Molly and her husband had always wanted a son, and suddenly here he was, not through birth or long adoption waitlists, but through heartbreak. Easton arrived after their father’s funeral and slipped into their house full of four daughters. Overnight, a sibling became a son, and the family grew not by choice but by necessity and love.

Life did not pause to let Molly grieve her father or process the overdose that took Easton’s mom. Instead, she was learning to soothe a toddler in the dark, navigate court dates, and fill out adoption paperwork while juggling homework and carpools. The chaos was endless, but there was also a strange steadiness. She had lost a father, but she had gained a son. The universe has a cruel but complicated way of balancing itself.
Easton will never really know his first parents. That truth weighs heavily on Molly. He will not remember his mother doing her makeup while he toddled at her feet, or his father rocking him to sleep while typing late at night. Those everyday moments are gone, swallowed by time. What remains are snippets of video, photographs, and the stories Molly keeps alive at the dinner table. Unlike many adopted children, Easton has the gift of hearing details about his parents from someone who loved them, too. His mom can tell him their humor, their quirks, their songs. In that way, his past is not erased, just carried forward in a different voice.
When Molly looks at Easton now, she sees a boy thriving in ways his parents would have wanted. He is playful, full of questions, adored by his sisters, and sheltered by a community of love on earth and beyond. He has guardian angels in the parents he lost, and a mother who was once his sister, but now is the one who tucks him in and makes sure he never doubts where he belongs.
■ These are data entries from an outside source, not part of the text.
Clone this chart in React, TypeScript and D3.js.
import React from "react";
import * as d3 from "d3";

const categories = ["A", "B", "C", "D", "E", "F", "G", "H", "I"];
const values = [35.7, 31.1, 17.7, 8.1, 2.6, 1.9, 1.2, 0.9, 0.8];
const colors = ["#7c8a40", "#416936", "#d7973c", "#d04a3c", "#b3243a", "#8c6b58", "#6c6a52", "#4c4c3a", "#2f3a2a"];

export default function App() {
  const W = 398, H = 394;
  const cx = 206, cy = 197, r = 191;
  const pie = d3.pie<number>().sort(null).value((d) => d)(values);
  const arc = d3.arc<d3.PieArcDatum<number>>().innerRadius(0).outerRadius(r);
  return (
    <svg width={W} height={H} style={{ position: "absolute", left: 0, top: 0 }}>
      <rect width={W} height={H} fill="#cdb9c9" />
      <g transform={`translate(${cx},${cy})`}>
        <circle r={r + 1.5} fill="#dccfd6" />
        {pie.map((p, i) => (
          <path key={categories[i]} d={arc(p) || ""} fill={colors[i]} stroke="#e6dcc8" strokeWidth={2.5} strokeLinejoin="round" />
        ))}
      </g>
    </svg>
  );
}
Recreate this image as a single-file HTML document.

Parenting after loss is messy. Adoption born out of tragedy carries both gratitude and sorrow. Molly is thankful every day that Easton is safe and loved, but she still aches that his story began with so much heartbreak. That’s the paradox of love after loss; it heals while it hurts. On July 17, she felt the weight of the numbers again. 854 days with her. More than he ever had with them. And from here on out, those days will only grow. For Easton, the future is bigger than the past. And for Molly, the journey is proof that perfect beginnings do not define family, but by who shows up to stay.